Das hängt von den Zuschlagskriterien des Auftraggebers ab. Vielfach stellt der in durchaus erheblichem Umfang auch qualitative, nicht preisbezogene Kriterien als Zuschlagskriterien auf. Dazu können auch  politische Ziele wie etwa Nachhaltigkeit, Umweltverträglichkeit zählen. Das erhöht dann den Aufwand für die Angebotswertung beim Auftraggeber. Letztlich sieht das deutsche Vergaberecht aber in der Tat nach wie vor die Möglichkeit vor, den Preis als alleiniges Zuschlagskriterium festzulegen.   

Wie ließen sich gegebenenfalls Ausschreibungsverfahren verbessern?

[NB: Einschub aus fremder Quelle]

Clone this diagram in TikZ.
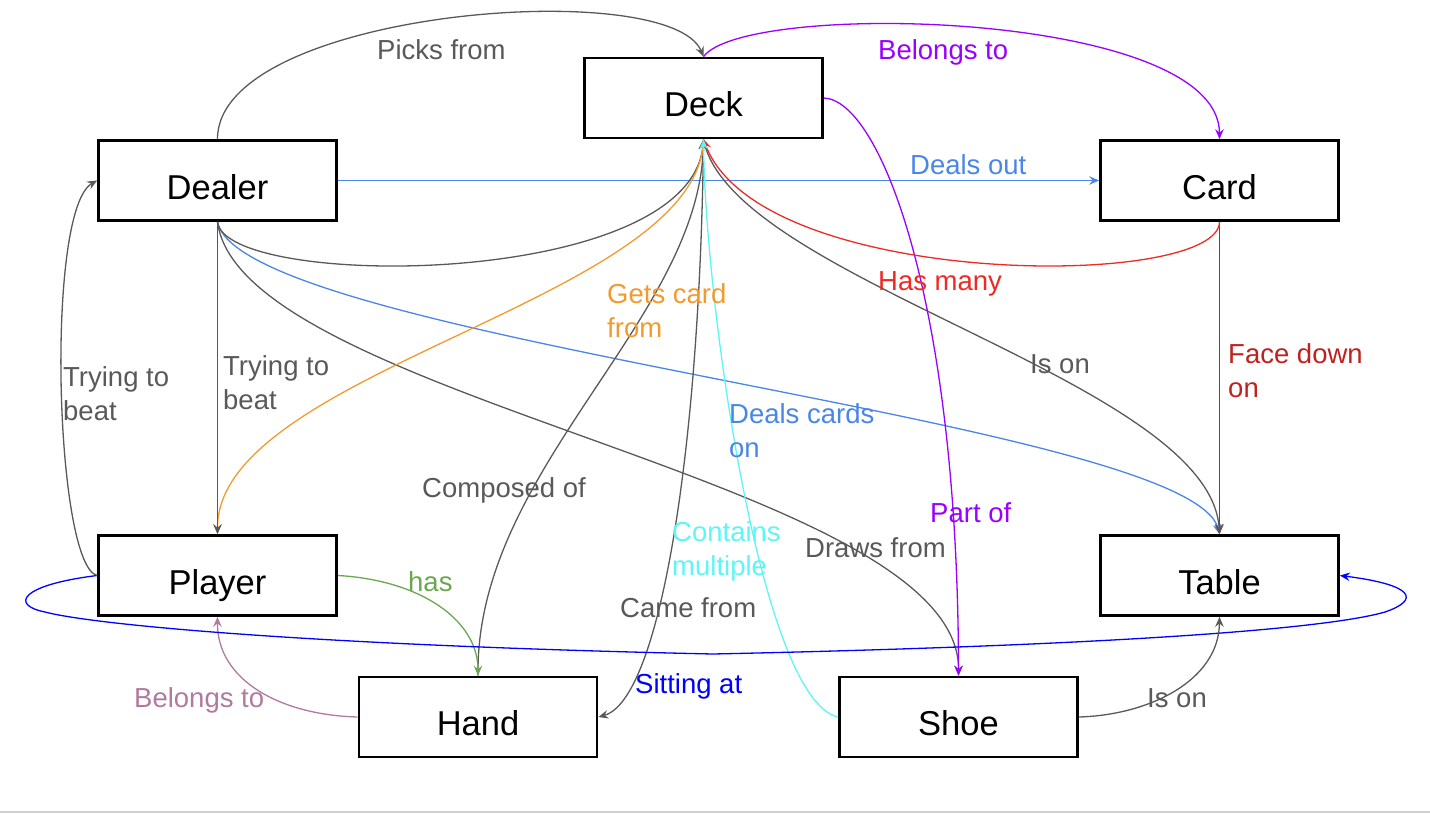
\documentclass[tikz,border=0pt]{standalone}
\usepackage{fontspec}
\setmainfont{Liberation Sans}
\usetikzlibrary{arrows.meta}
\definecolor{cgray}{HTML}{595959}
\definecolor{cpurple}{HTML}{9900FF}
\definecolor{ccorn}{HTML}{4A86E8}
\definecolor{cred}{HTML}{EE2A24}
\definecolor{cdred}{HTML}{BF2121}
\definecolor{corange}{HTML}{F39A2E}
\definecolor{ccyan}{HTML}{5FF5F5}
\definecolor{cgreen}{HTML}{6AA84F}
\definecolor{cmauve}{HTML}{B07A9F}
\definecolor{cblue}{HTML}{0000FF}
\definecolor{crule}{HTML}{D0D0D0}
\begin{document}
\begin{tikzpicture}[x=1pt,y=-1pt,
  entity/.style={draw=black,line width=2.7pt,minimum width=238pt,minimum height=80pt,
    inner sep=0pt,text height=37pt,text depth=0pt,font=\fontsize{34.5}{40}\selectfont},
  lbl/.style={anchor=base west,inner sep=0pt,font=\fontsize{27.5}{34}\selectfont},
  conn/.style={line width=1.3pt},
  arr/.style={-{Stealth[length=10pt,width=8.5pt,inset=3.5pt]}}
]
\useasboundingbox (0,0) rectangle (1430,814);
\draw[crule,line width=1.5pt] (0,812) -- (1430,812);

\node[entity] (deck)   at (703.5,98)   {Deck};
\node[entity] (dealer) at (217.5,180.5) {Dealer};
\node[entity] (card)   at (1219.5,180.5) {Card};
\node[entity] (player) at (217.5,575.5) {Player};
\node[entity] (table)  at (1219.5,575.5) {Table};
\node[entity] (hand)   at (478,717)    {Hand};
\node[entity] (shoe)   at (958.5,717)  {Shoe};

% top arcs and straight
\draw[conn,cgray,arr] (dealer.north) .. controls (217,10) and (670,-25) .. (deck.north);
\draw[conn,cpurple,arr] (deck.north) .. controls (745,0) and (1219,10) .. (card.north);
\draw[conn,ccorn,arr] (dealer.east) -- (card.west);

% to table
\draw[conn,ccorn,arr] (dealer.south) .. controls (240,340) and (1190,420) .. (table.north);
\draw[conn,cdred,arr] (card.south) -- (table.north);
\draw[conn,cgray,arr] (deck.south) .. controls (730,280) and (1210,380) .. (table.north);

% to shoe
\draw[conn,cgray,arr] (dealer.south) .. controls (240,400) and (960,480) .. (shoe.north);
\draw[conn,cpurple,arr] (deck.east) .. controls (880,100) and (958,300) .. (shoe.north);

% deck bottom bundle
\draw[conn,cgray,arr] (dealer.south) .. controls (225,290) and (690,290) .. (deck.south);
\draw[conn,cred,arr] (card.south) .. controls (1219,290) and (760,290) .. (deck.south);
\draw[conn,cgray,arr] (hand.north) .. controls (475,470) and (700,320) .. (deck.south);
\draw[conn,cgray,arr] (deck.south) .. controls (700,450) and (660,700) .. (hand.east);
\draw[conn,corange,arr] (deck.south) .. controls (700,300) and (217,370) .. (player.north);
\draw[conn,cgray,arr] (dealer.south) -- (player.north);
\draw[conn,ccyan,arr] (shoe.west) .. controls (760,700) and (705,300) .. (deck.south);

% lower connectors
\draw[conn,cgreen,arr] (player.east) .. controls (420,580) and (478,620) .. (hand.north);
\draw[conn,cmauve,arr] (hand.west) .. controls (280,715) and (217,680) .. (player.south);
\draw[conn,cblue,arr] (player.west) .. controls (20,585) and (10,605) .. (45,612)
   .. controls (90,624) and (300,645) .. (713,654)
   .. controls (1130,645) and (1330,628) .. (1385,612)
   .. controls (1420,600) and (1415,585) .. (table.east);
\draw[conn,cgray,arr] (shoe.east) .. controls (1150,715) and (1219,680) .. (table.south);
\draw[conn,cgray,arr] (player.west) .. controls (55,565) and (45,210) .. (dealer.west);

% labels
\node[lbl,cgray] (l1) at (377,59) {Picks from};
\node[lbl,cpurple] (l2) at (878,59) {Belongs to};
\node[lbl,ccorn] (l3) at (910,174) {Deals out};
\node[lbl,cred] (l4) at (878,290) {Has many};
\node[lbl,corange] (l5) at (607,303) {\begin{tabular}[t]{@{}l@{}}Gets card\\from\end{tabular}};
\node[lbl,ccorn] (l6) at (729,423) {\begin{tabular}[t]{@{}l@{}}Deals cards\\on\end{tabular}};
\node[lbl,cgray] (l7) at (422,497) {Composed of};
\node[lbl,ccyan] (l8) at (672,541) {\begin{tabular}[t]{@{}l@{}}Contains\\multiple\end{tabular}};
\node[lbl,cgray] (l9) at (805,557) {Draws from};
\node[lbl,cpurple] (l10) at (930,522) {Part of};
\node[lbl,cgray] (l11) at (620,617) {Came from};
\node[lbl,cblue] (l12) at (635,693) {Sitting at};
\node[lbl,cgray] (l13) at (1030,373) {Is on};
\node[lbl,cdred] (l14) at (1228,363) {\begin{tabular}[t]{@{}l@{}}Face down\\on\end{tabular}};
\node[lbl,cgray] (l15) at (1147,707) {Is on};
\node[lbl,cgray] (l16) at (63,386) {\begin{tabular}[t]{@{}l@{}}Trying to\\beat\end{tabular}};
\node[lbl,cgray] (l17) at (223,375) {\begin{tabular}[t]{@{}l@{}}Trying to\\beat\end{tabular}};
\node[lbl,cgreen] (l18) at (408,591) {has};
\node[lbl,cmauve] (l19) at (134,707) {Belongs to};
\end{tikzpicture}
\end{document}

Durch vorherige Recherche durch den Auftraggeber. Damit früh klar wird, wenn die Leistungsbeschreibung unter Umständen nicht dem aktuellen Stand verfügbarer Technik oder Lösungen entspricht. Wenn etwa in Form von Referenzen spezielle umweltfreundliche Verfahren gefordert werden, für die aber noch kein Anbieter die geforderte Anzahl an Referenzen bringen kann. In Berlin wurde kürzlich ein Bauprojekt für Kitas so ausgeschrieben, dass sich kein einziger Anbieter fand – zu hoch waren die Anforderungen an moderne Verfahren und zu viele Referenzprojekte. Das konnte kein mittelständischer Betrieb schaffen.